Waterfall charts, also known as bridge charts or cascade charts, are a type of data visualization used to show how a value changes from one state to another through a series of intermediate changes. Waterfall charts are handy for showing the cumulative effect of multiple positive and negative values on a total value over time.
Some common use cases for waterfall charts include:
- To show the contribution of individual values to a total value, such as the contribution of different product categories to a company’s revenue.
- Comparing the performance of different variables over time, such as the performance of different departments in a company.
- To identify the causes of changes in a value, such as the factors contributing to changes in a company’s profit margin.
- To present the data in a visually appealing and easy-to-understand way, such as presenting data to stakeholders or investors.
- Waterfall charts are handy for showing the cumulative effect of multiple values on a total value. They allow the viewer to see the intermediate steps and understand how each value contributes to the final result.
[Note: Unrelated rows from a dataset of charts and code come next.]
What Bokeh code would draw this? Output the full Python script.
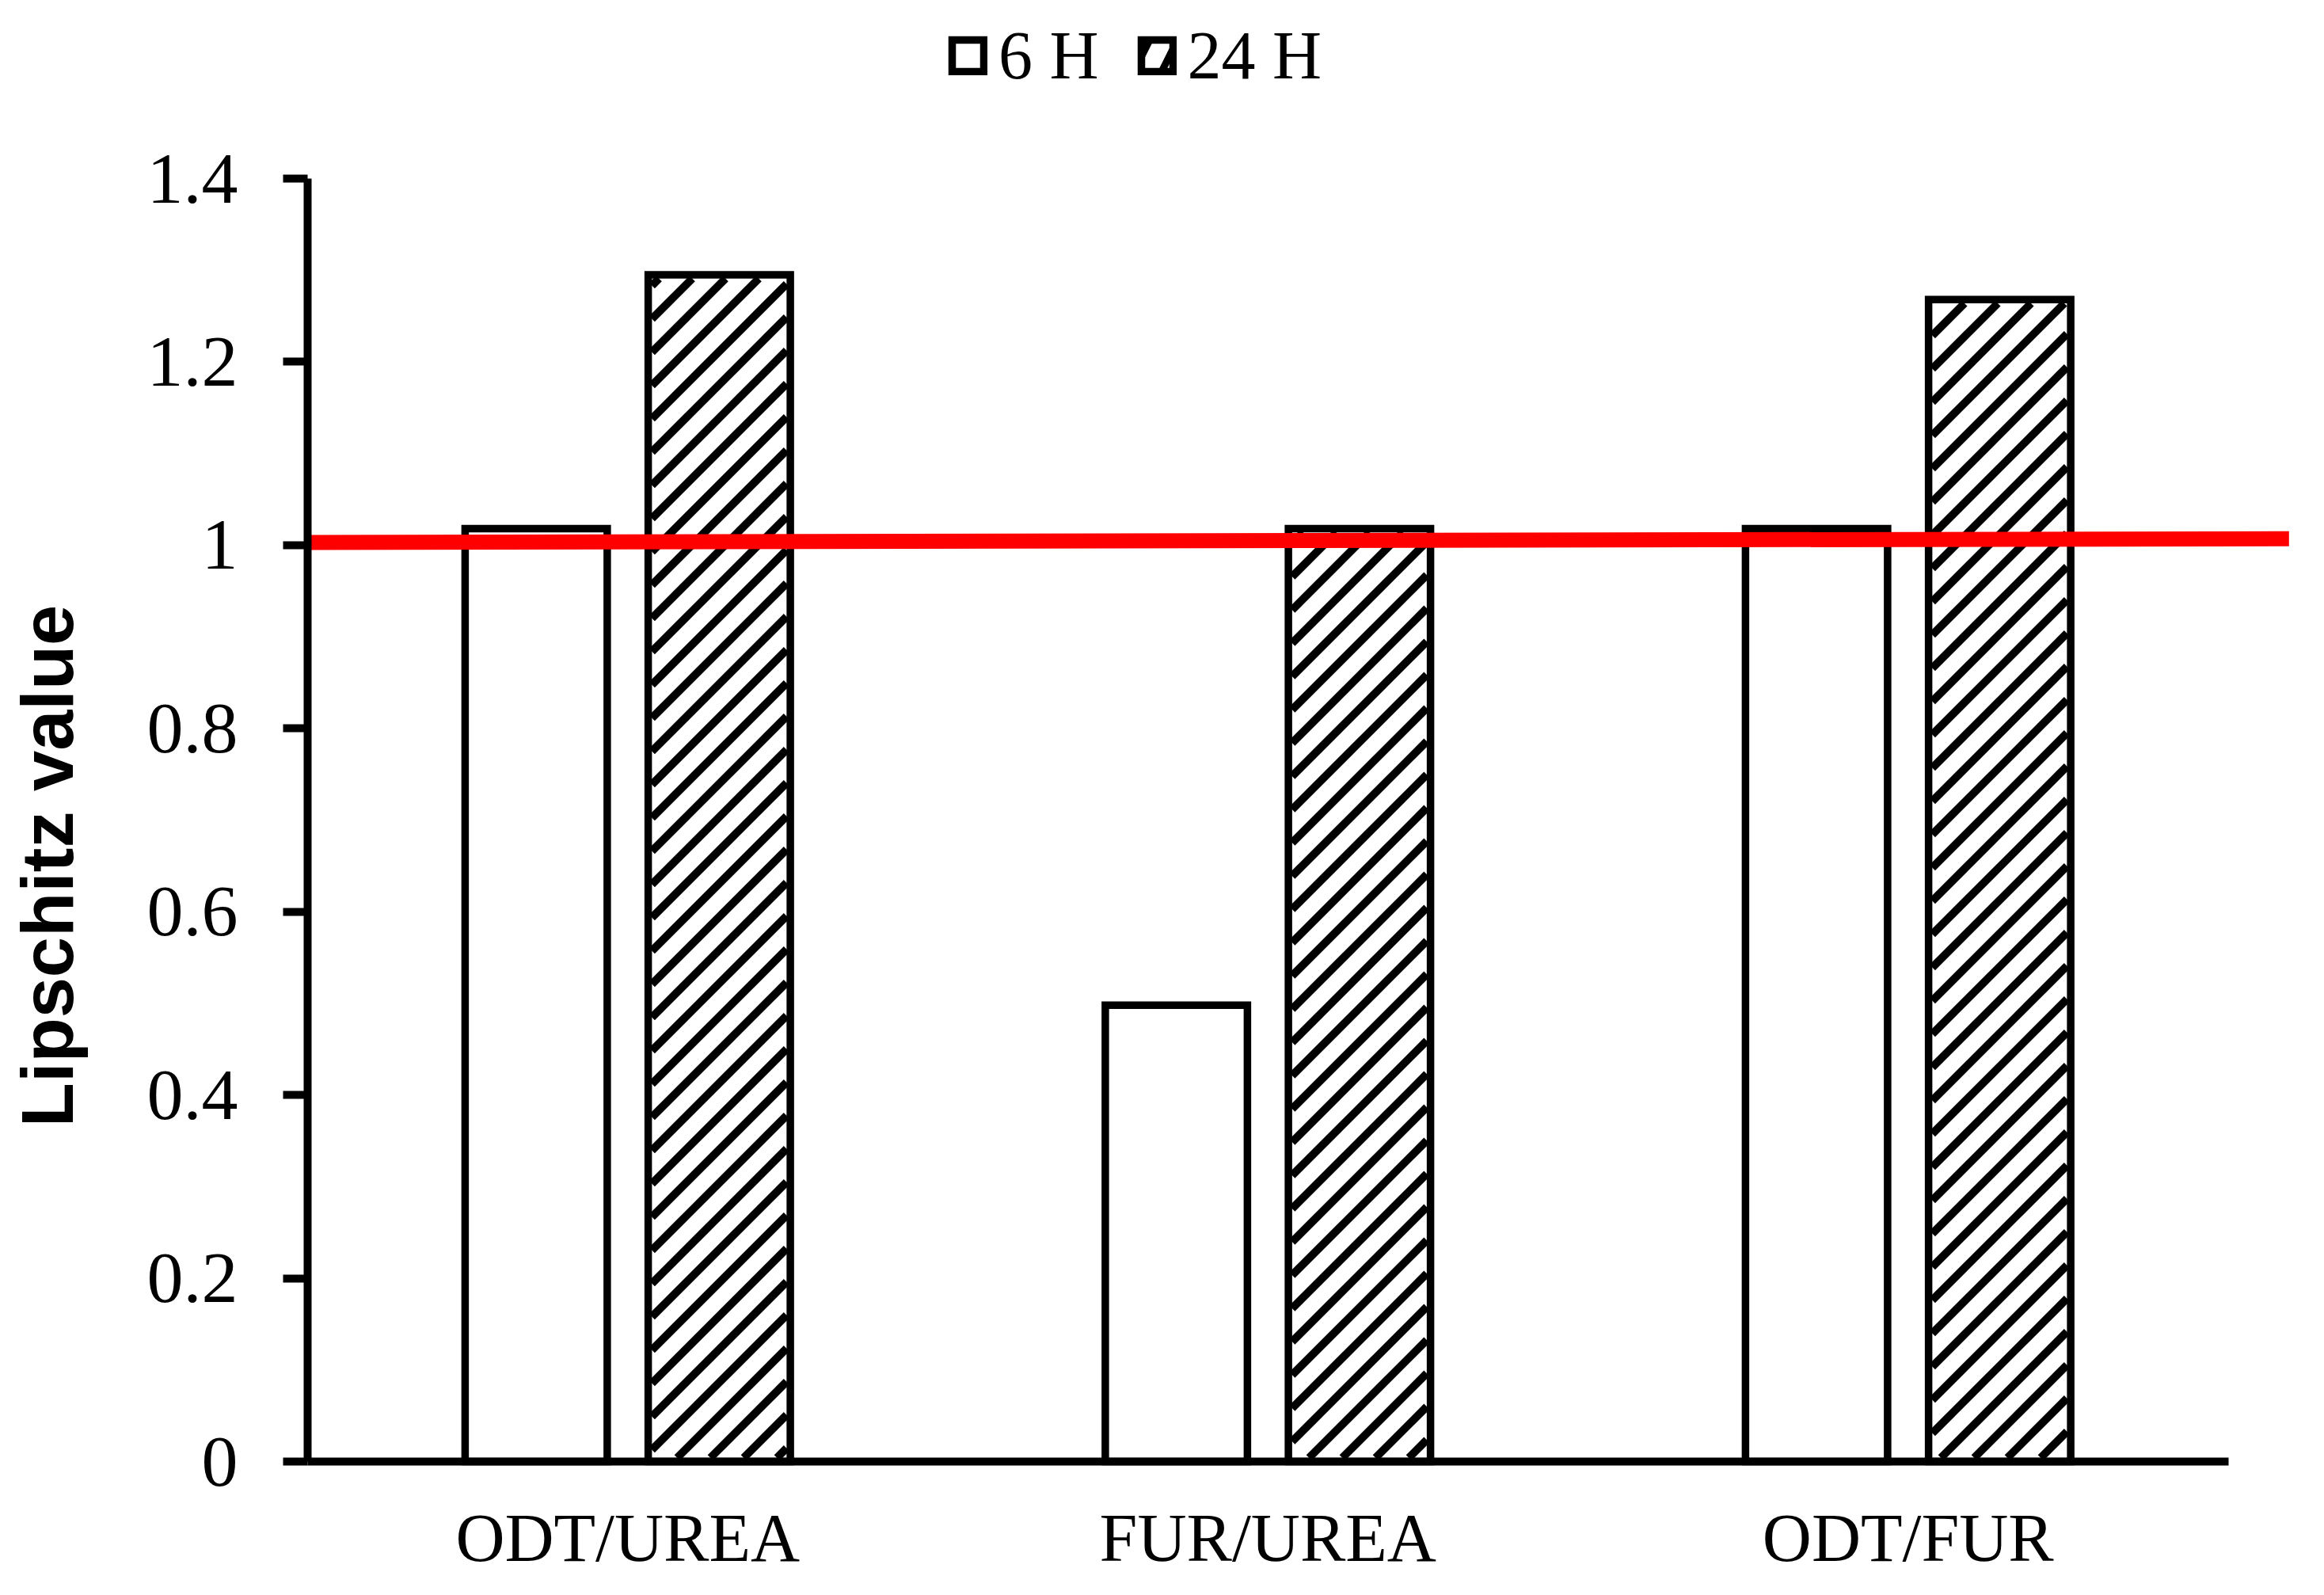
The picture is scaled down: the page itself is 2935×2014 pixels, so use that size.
import math
from bokeh.plotting import figure
from bokeh.models import (ColumnDataSource, FixedTicker, Range1d, Legend,
                          LegendItem, Label)
from bokeh.embed import file_html
from bokeh.resources import INLINE

# ---------------- data ----------------
categories = ["ODT/UREA", "FUR/UREA", "ODT/FUR"]
series_names = ["6 H", "24 H"]
values_6h = [1.018, 0.498, 1.018]
values_24h = [1.295, 1.018, 1.268]
y_ticks = [0, 0.2, 0.4, 0.6, 0.8, 1.0, 1.2, 1.4]
y_tick_labels = ["0", "0.2", "0.4", "0.6", "0.8", "1", "1.2", "1.4"]
threshold_values = [1.003, 1.007]   # red reference line (left end, right end)
y_axis_title = "Lipschitz value"

# ---------------- layout / style ----------------
W, H = 2927, 2006
PX_X = 808.5                 # pixels per category
PX_Y = 1620 / 1.4            # pixels per y unit
LEFT_PX = 388                # canvas x of the y axis
AXIS_Y_PX = 1845             # canvas y of the x axis
X_START = -LEFT_PX / PX_X
X_END = (W - LEFT_PX) / PX_X
Y_START = -(H - AXIS_Y_PX) / PX_Y
Y_TOP = AXIS_Y_PX / PX_Y
LINE_END = 3.095
BAR_W = 0.222
OFF = 0.143
OUTLINE = 9.5
HATCH_STEP = 42              # px, vertical period of the 45-degree hatch
HATCH_W = 10
SERIF = "Liberation Serif"

centers = [i + 0.5 for i in range(len(categories))]
x6 = [c - OFF for c in centers]
x24 = [c + OFF for c in centers]
src6 = ColumnDataSource(dict(x=x6, top=values_6h))
src24 = ColumnDataSource(dict(x=x24, top=values_24h))
ref_src = ColumnDataSource(dict(x=[0, LINE_END], y=threshold_values))

# 45-degree "/" hatch lines clipped to the inside of each 24 H bar
hx0, hy0, hx1, hy1 = [], [], [], []
ins = OUTLINE / 2
for xc, top in zip(x24, values_24h):
    xl = (xc - BAR_W / 2) * PX_X + ins
    xr = (xc + BAR_W / 2) * PX_X - ins
    yb = ins
    yt = top * PX_Y - ins
    k0 = math.floor((yb - xr) / HATCH_STEP)
    k1 = math.ceil((yt - xl) / HATCH_STEP)
    for k in range(k0, k1 + 1):
        c = k * HATCH_STEP
        xs = max(xl, yb - c)
        xe = min(xr, yt - c)
        if xe - xs > 0.5:
            hx0.append(xs / PX_X); hy0.append((xs + c) / PX_Y)
            hx1.append(xe / PX_X); hy1.append((xe + c) / PX_Y)
hatch_src = ColumnDataSource(dict(x0=hx0, y0=hy0, x1=hx1, y1=hy1))

p = figure(width=W, height=H, x_range=Range1d(X_START, X_END),
           y_range=Range1d(Y_START, Y_TOP), title=None,
           output_backend="svg", toolbar_location=None,
           min_border_left=0, min_border_right=0,
           min_border_top=0, min_border_bottom=0)
p.outline_line_color = None
p.grid.visible = False
p.background_fill_color = "white"
p.border_fill_color = "white"

r6 = p.vbar(x="x", top="top", bottom=0, width=BAR_W, source=src6,
            fill_color="white", line_color="black", line_width=OUTLINE,
            line_join="miter")
r24 = p.vbar(x="x", top="top", bottom=0, width=BAR_W, source=src24,
             fill_color="white", line_color="black", line_width=OUTLINE,
             line_join="miter")
p.segment(x0="x0", y0="y0", x1="x1", y1="y1", source=hatch_src,
          line_color="black", line_width=HATCH_W, line_cap="butt")

# hidden proxy renderer that only supplies the hatched legend swatch
r24_key = p.vbar(x="x", top="top", bottom=0, width=BAR_W, source=src24,
                 fill_color="white", line_color="black", line_width=OUTLINE,
                 line_join="miter", hatch_pattern="/", hatch_color="black",
                 hatch_scale=70, hatch_weight=9, visible=False)

p.line(x="x", y="y", source=ref_src, line_color="#FF0000", line_width=19,
       line_cap="butt")

# x axis (drawn at y = 0 inside the full-canvas frame)
xa = p.xaxis[0]
xa.fixed_location = 0
xa.ticker = FixedTicker(ticks=centers)
xa.major_label_overrides = {c: n for c, n in zip(centers, categories)}
xa.bounds = (0, len(categories))
xa.axis_line_width = 10
xa.axis_line_color = "black"
xa.major_tick_out = 0
xa.major_tick_in = 0
xa.minor_tick_out = 0
xa.minor_tick_in = 0
xa.major_label_standoff = 48
xa.major_label_text_font = SERIF
xa.major_label_text_font_size = "86px"
xa.major_label_text_color = "black"

# y axis (drawn at x = 0)
ya = p.yaxis[0]
ya.fixed_location = 0
ya.bounds = (0, 1.4)
ya.ticker = FixedTicker(ticks=y_ticks)
ya.major_label_overrides = dict(zip(y_ticks, y_tick_labels))
ya.axis_line_width = 10
ya.axis_line_color = "black"
ya.major_tick_line_width = 10
ya.major_tick_line_color = "black"
ya.major_tick_out = 31
ya.major_tick_in = 0
ya.minor_tick_out = 0
ya.minor_tick_in = 0
ya.major_label_standoff = 57
ya.major_label_text_font = SERIF
ya.major_label_text_font_size = "92px"
ya.major_label_text_color = "black"

ytitle = Label(x=59, y=H - 1093, x_units="screen", y_units="screen",
               text=y_axis_title, angle=math.pi / 2, text_align="center",
               text_baseline="middle", text_font="Liberation Sans",
               text_font_style="bold", text_font_size="92px",
               text_color="black")
p.add_layout(ytitle)

legend = Legend(items=[LegendItem(label=series_names[0], renderers=[r6]),
                       LegendItem(label=series_names[1], renderers=[r24_key])],
                orientation="horizontal", location=(1197, H - 120),
                glyph_width=50, glyph_height=50, label_standoff=14,
                spacing=48, padding=0, margin=0, border_line_color=None,
                background_fill_alpha=0, inactive_fill_alpha=0,
                label_text_font=SERIF,
                label_text_font_size="86px", label_text_color="black")
p.add_layout(legend, "center")

open("out.html", "w").write(file_html(p, INLINE))
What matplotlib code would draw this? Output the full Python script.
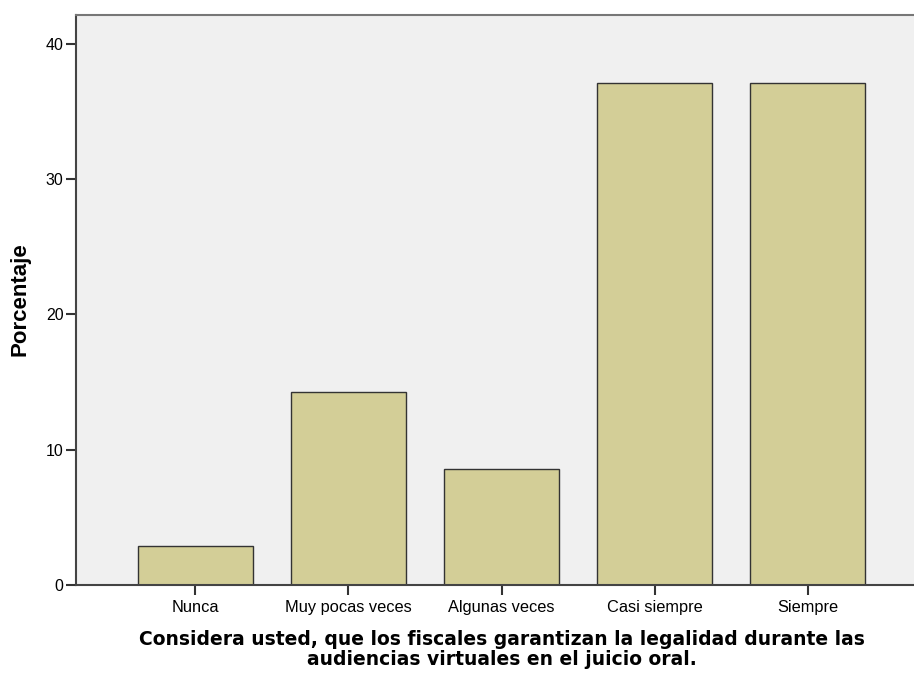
import matplotlib
matplotlib.use("Agg")
import matplotlib.pyplot as plt
import numpy as np

categories = ["Nunca", "Muy pocas veces", "Algunas veces", "Casi siempre", "Siempre"]
porcentaje = [2.86, 14.29, 8.57, 37.14, 37.14]
y_ticks = [0, 10, 20, 30, 40]

fig = plt.figure(figsize=(9.14, 6.75), dpi=100)
# axes right edge runs past the picture, as in the cropped original
ax = fig.add_axes([76 / 914, 1 - 585 / 675, (927 - 76) / 914, (585 - 15) / 675])
ax.set_facecolor("#f0f0f0")

x = np.arange(len(categories))
ax.bar(x, porcentaje, width=0.75, color="#d3ce97", edgecolor="#333333", linewidth=1.0, zorder=2)

ax.set_xlim(-0.78, len(categories) - 1 + 0.78)
ax.set_ylim(0, 42.14)
ax.set_xticks(x)
ax.set_xticklabels(categories, family="Liberation Sans", fontsize=11.8)
ax.set_yticks(y_ticks)
ax.set_yticklabels([str(t) for t in y_ticks], family="Liberation Sans", fontsize=11.5)
ax.tick_params(axis="both", direction="out", length=7, width=1.5, color="#333333")
ax.tick_params(axis="x", pad=4)
ax.tick_params(axis="y", pad=2)

for side in ["left", "bottom"]:
    ax.spines[side].set_color("#444444")
    ax.spines[side].set_linewidth(1.5)
ax.spines["top"].set_color("#777777")
ax.spines["top"].set_linewidth(1.5)
ax.spines["right"].set_visible(False)

fig.text(20 / 914, 1 - 299 / 675, "Porcentaje", rotation=90, ha="center", va="center",
         fontsize=16, fontweight="bold", family="Liberation Sans")
fig.text(502 / 914, 1 - 630 / 675,
         "Considera usted, que los fiscales garantizan la legalidad durante las\naudiencias virtuales en el juicio oral.",
         ha="center", va="top", fontsize=13.5, fontweight="bold", family="DejaVu Sans",
         linespacing=1.05)

plt.savefig("out.png", dpi=100)
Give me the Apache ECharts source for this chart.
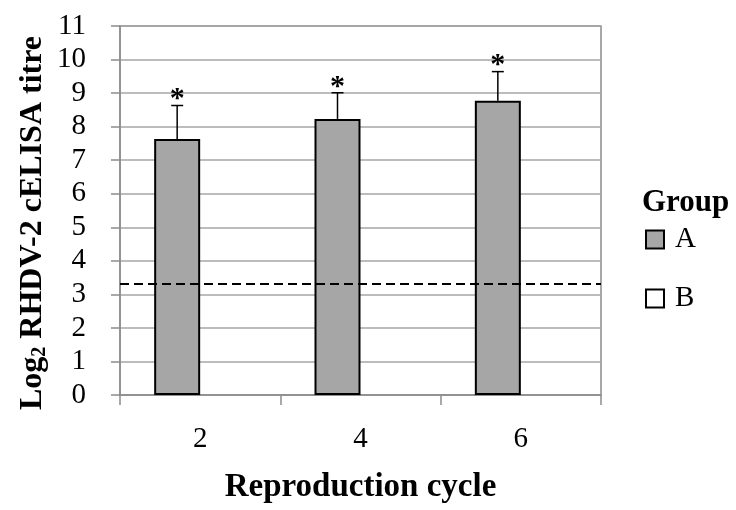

They are also helpful for highlighting the positive and negative values and showing how they impact the total value.
Here is an example of how to create a simple waterfall chart in Matplotlib:
Example (1)
import matplotlib.pyplot as plt
# Set the values to be plotted
values = [10, -5, 7, -3, 4, -6, 3]
# Calculate the cumulative sum of the values
cumulative_sum = [sum(values[:i+1]) for i in range(len(values))]
# Set the labels for the bars
labels = [str(val) for val in values]
# Set the colors for the bars
colors = ["#ADD8E6"] + ["#FFE4B5" if val > 0 else "#87CEEB" for val in values] + ["#ADD8E6"]
# Create the figure and axis
fig, ax = plt.subplots(figsize=(9,9))
# Set the axis limits
ax.set_ylim(min(cumulative_sum)-5, max(cumulative_sum)+5)
# Set the axis labels
ax.set_xlabel("values")
ax.set_ylabel("Cumulative Value")
# Create the bars
ax.bar(labels, values, color=colors, edgecolor="#000000")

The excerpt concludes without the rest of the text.